» **Your objective**
Extract exactly those lines that lie between the start of the material and the line with "var y = d3.scaleLinear().domain([0, 86.3]).range([647, 51]);", including both boundary lines and no others.

» **Information provided**
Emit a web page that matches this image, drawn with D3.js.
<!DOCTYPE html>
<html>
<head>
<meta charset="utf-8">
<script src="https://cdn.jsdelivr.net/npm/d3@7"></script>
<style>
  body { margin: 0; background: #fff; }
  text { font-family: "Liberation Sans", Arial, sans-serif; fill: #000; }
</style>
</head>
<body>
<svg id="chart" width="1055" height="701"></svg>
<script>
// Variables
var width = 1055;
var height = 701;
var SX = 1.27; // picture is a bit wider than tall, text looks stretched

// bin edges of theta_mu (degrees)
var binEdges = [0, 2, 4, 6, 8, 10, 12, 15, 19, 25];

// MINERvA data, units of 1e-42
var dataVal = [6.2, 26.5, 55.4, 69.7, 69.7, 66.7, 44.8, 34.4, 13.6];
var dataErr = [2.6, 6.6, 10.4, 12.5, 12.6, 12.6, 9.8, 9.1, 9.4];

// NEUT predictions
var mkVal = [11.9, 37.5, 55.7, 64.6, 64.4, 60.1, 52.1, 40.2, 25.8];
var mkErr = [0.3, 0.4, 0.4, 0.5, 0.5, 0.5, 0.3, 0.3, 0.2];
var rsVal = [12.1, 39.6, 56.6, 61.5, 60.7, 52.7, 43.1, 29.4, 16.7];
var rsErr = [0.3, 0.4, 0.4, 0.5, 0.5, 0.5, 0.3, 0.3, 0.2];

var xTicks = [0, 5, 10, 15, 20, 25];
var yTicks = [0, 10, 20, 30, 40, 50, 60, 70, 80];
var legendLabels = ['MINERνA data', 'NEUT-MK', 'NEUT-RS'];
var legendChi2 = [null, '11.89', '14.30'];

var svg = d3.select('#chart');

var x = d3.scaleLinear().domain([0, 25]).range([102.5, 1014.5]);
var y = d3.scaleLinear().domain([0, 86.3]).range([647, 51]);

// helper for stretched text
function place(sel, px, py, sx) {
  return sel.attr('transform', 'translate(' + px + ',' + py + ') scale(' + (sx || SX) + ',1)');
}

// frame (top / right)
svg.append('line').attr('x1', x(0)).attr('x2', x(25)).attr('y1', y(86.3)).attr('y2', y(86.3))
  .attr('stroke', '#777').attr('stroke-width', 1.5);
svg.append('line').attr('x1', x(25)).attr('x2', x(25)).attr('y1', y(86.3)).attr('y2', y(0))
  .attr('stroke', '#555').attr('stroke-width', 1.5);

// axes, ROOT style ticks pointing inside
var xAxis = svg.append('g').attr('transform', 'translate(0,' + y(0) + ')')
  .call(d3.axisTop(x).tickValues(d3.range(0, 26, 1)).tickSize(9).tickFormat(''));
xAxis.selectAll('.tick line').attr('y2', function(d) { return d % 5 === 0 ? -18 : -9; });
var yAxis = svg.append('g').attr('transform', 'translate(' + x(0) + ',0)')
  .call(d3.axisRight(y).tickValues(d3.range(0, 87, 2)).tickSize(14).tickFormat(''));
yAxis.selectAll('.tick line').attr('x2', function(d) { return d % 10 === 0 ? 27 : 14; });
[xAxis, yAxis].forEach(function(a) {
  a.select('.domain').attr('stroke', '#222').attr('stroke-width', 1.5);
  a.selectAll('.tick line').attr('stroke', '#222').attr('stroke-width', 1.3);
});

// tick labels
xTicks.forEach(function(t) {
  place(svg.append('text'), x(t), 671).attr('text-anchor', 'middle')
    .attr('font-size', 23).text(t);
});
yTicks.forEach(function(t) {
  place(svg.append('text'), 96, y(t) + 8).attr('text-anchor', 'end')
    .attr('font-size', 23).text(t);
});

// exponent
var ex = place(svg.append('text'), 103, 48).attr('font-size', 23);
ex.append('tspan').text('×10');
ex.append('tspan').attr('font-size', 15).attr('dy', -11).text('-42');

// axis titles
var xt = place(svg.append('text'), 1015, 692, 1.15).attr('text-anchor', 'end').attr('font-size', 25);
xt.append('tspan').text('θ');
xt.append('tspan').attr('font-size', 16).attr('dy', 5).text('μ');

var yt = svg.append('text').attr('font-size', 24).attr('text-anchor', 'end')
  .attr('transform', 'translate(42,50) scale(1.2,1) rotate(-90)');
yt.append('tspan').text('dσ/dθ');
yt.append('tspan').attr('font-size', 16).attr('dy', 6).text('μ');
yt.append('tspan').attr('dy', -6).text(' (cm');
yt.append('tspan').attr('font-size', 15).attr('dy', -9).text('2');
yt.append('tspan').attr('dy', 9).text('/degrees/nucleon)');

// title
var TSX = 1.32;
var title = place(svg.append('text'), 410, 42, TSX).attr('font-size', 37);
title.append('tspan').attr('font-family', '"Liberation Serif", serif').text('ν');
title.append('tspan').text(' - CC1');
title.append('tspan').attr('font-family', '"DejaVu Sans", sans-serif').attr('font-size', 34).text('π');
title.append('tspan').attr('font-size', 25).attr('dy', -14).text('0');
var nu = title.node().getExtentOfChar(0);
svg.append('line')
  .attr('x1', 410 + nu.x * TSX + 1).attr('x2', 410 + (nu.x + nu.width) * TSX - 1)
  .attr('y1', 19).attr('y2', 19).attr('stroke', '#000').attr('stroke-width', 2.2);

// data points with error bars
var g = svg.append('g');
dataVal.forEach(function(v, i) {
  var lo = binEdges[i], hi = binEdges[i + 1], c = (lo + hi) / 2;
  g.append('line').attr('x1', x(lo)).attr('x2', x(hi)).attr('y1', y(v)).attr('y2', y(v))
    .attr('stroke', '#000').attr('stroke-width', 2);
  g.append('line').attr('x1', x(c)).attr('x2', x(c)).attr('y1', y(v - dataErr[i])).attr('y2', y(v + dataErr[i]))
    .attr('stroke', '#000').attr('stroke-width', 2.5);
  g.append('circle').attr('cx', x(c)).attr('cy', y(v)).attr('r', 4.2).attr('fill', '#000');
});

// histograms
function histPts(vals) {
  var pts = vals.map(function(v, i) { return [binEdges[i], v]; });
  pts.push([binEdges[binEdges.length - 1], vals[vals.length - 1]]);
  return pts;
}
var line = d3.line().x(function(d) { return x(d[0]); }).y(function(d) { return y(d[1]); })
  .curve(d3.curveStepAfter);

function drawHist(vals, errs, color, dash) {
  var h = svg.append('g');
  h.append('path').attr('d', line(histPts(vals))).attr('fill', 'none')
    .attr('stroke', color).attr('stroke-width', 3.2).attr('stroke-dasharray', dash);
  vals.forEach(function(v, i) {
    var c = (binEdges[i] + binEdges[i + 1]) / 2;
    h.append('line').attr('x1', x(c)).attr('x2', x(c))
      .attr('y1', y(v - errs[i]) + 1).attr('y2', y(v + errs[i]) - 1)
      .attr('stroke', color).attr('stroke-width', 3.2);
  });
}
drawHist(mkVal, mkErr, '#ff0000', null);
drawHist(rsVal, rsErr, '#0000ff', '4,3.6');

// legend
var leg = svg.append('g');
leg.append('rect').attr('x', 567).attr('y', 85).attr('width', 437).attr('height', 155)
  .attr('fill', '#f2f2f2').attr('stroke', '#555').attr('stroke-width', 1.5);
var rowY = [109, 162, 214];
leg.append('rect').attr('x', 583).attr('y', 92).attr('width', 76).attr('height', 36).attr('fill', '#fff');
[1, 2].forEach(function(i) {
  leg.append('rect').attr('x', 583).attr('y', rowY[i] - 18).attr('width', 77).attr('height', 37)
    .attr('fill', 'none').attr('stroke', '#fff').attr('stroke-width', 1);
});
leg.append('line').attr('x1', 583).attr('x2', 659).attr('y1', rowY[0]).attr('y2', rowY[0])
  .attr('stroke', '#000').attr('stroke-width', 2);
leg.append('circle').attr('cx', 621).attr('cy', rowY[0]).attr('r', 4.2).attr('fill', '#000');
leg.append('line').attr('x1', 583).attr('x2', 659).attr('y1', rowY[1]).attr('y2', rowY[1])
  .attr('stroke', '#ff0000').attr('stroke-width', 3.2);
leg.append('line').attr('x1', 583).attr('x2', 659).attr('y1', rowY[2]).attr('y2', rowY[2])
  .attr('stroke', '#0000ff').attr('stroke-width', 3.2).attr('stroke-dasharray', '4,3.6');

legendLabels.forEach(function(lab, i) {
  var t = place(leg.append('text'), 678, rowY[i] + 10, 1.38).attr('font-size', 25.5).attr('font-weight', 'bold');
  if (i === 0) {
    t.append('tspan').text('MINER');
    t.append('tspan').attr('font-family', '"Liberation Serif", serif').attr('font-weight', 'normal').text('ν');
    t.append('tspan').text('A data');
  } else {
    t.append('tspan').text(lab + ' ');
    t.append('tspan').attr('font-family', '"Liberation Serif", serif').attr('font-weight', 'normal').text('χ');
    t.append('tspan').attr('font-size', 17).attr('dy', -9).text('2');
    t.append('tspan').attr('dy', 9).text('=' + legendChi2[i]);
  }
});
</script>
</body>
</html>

» **Output of the task**
Emit a web page that matches this image, drawn with D3.js.
<!DOCTYPE html>
<html>
<head>
<meta charset="utf-8">
<script src="https://cdn.jsdelivr.net/npm/d3@7"></script>
<style>
  body { margin: 0; background: #fff; }
  text { font-family: "Liberation Sans", Arial, sans-serif; fill: #000; }
</style>
</head>
<body>
<svg id="chart" width="1055" height="701"></svg>
<script>
// Variables
var width = 1055;
var height = 701;
var SX = 1.27; // picture is a bit wider than tall, text looks stretched

// bin edges of theta_mu (degrees)
var binEdges = [0, 2, 4, 6, 8, 10, 12, 15, 19, 25];

// MINERvA data, units of 1e-42
var dataVal = [6.2, 26.5, 55.4, 69.7, 69.7, 66.7, 44.8, 34.4, 13.6];
var dataErr = [2.6, 6.6, 10.4, 12.5, 12.6, 12.6, 9.8, 9.1, 9.4];

// NEUT predictions
var mkVal = [11.9, 37.5, 55.7, 64.6, 64.4, 60.1, 52.1, 40.2, 25.8];
var mkErr = [0.3, 0.4, 0.4, 0.5, 0.5, 0.5, 0.3, 0.3, 0.2];
var rsVal = [12.1, 39.6, 56.6, 61.5, 60.7, 52.7, 43.1, 29.4, 16.7];
var rsErr = [0.3, 0.4, 0.4, 0.5, 0.5, 0.5, 0.3, 0.3, 0.2];

var xTicks = [0, 5, 10, 15, 20, 25];
var yTicks = [0, 10, 20, 30, 40, 50, 60, 70, 80];
var legendLabels = ['MINERνA data', 'NEUT-MK', 'NEUT-RS'];
var legendChi2 = [null, '11.89', '14.30'];

var svg = d3.select('#chart');

var x = d3.scaleLinear().domain([0, 25]).range([102.5, 1014.5]);
var y = d3.scaleLinear().domain([0, 86.3]).range([647, 51]);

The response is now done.